If you were expecting big steps forward on the Higher Education Act from the House Committee on Education and Labor, prepare to be disappointed. Yesterday, the Democratic majority released the College Affordability Act—which for some reason says “Est. 2019”—and it delivers pretty much what we’ve seen established since about 1969: A general conviction that what higher ed mainly needs is more government money…and no openly for-profit schools.
The centerpieces of the bill are federal funds to encourage states to make community colleges free, increases in Pell Grants, cheaper student loans, and cracking down “on predatory for-profit colleges.” Let’s look at each of these very briefly.
Free Community College
The nearly 1,200 page bill, which committee staffers estimate would cost about $400 billion over 10 years, would offer funds to states that agreed to make their community colleges tuition-and-fee free while at least holding steady other higher ed funding. The bill sets up quickly escalating appropriations for this starting at about $1.6 billion in 2021, peaking at $16.3 billion in 2030.

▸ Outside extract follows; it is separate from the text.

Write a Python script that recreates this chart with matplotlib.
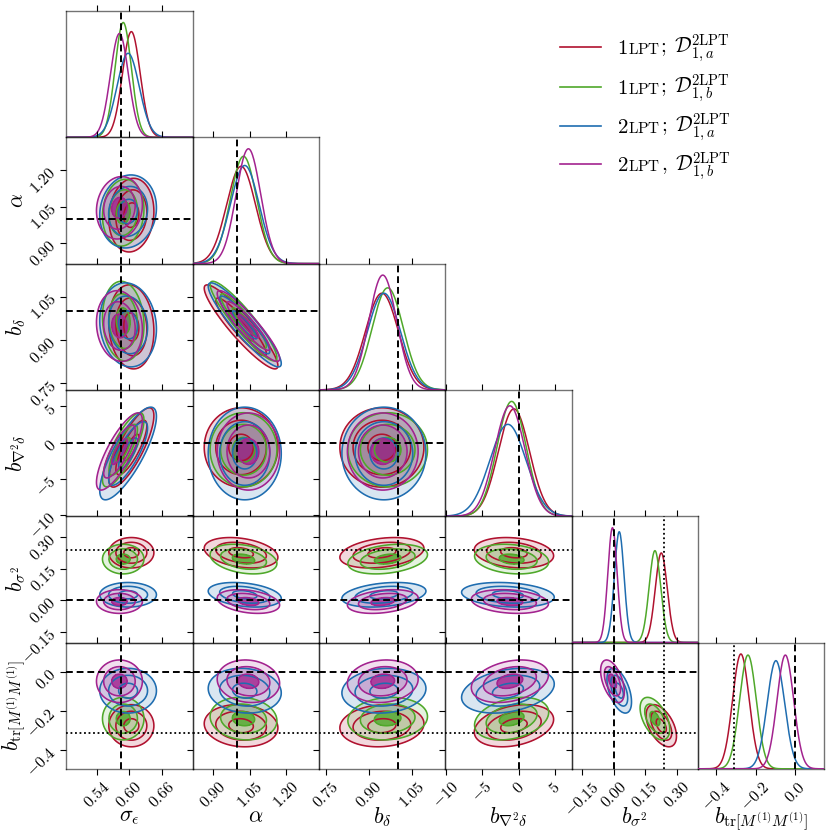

This is short of the free four-year college plans that some Democrats, especially on the campaign trail, are talking about, but it would nonetheless be a new federal effort to incentivize “free” college. But not only is the national debt approaching $23 trillion—where will the federal money come from?—states have major budget constraints of their own. Perhaps even more important, community college appears to be a poor investment, with the National Student Clearinghouse reporting that the share of students completing public 2‑year programs in 6 years is an anemic 39 percent.
Increased Pell
There is little question that student aid has enabled colleges to increase prices—it’s baked right into them. Pell Grants are one band of a rainbow of aid sources, which also includes federal loans, work study, institutional grants, and more. This bill would increase the maximum Pell from $6,695 in 2021 to an estimated $8,305 by 2029. To put that in perspective, the average sticker price at a public four-year institution in the 2018–19 school year was $10,230.
Cheaper Student Loans
This bill would also goose student loans by providing more generous terms; exempting from repayment in income-based plans income under 250 percent of the poverty line (it is currently 150 percent); eliminating loan origination fees; and more. We need less generous aid in order to slow artificially fueled price inflation, as well as incredibly wasteful consumption—yes, waterparks, but also non-learning—and this does the opposite.
For-profit Colleges
Colleges run explicitly for profit—almost all institutions actually seek it—have long been an outsized target of politicians. This bill keeps it up by reinforcing “gainful employment” rules targeted at for-profit schools, despite the fact that most people who go to any college do so to get a job, and enrollment at for-profits has been roughly halved since 2010. It also goes after the “90–10” rule, which requires a school to get no more than 90 percent of its revenue via federal student aid but currently exempts the G.I. Bill. 90 percent is, of course, a lot of revenue to come via taxpayers, but for context one needs to remember that for-profit colleges do not get big direct subsidies like public institutions, or tax-favored donations like publics and private, non-profits. Oh, and unlike those other sectors, for-profits pay taxes.
This is in no way to suggest that admittedly for-profit higher education works well—it does not—but the whole, massively subsidized system is broken. Unfortunately, this bill would only make matters worse.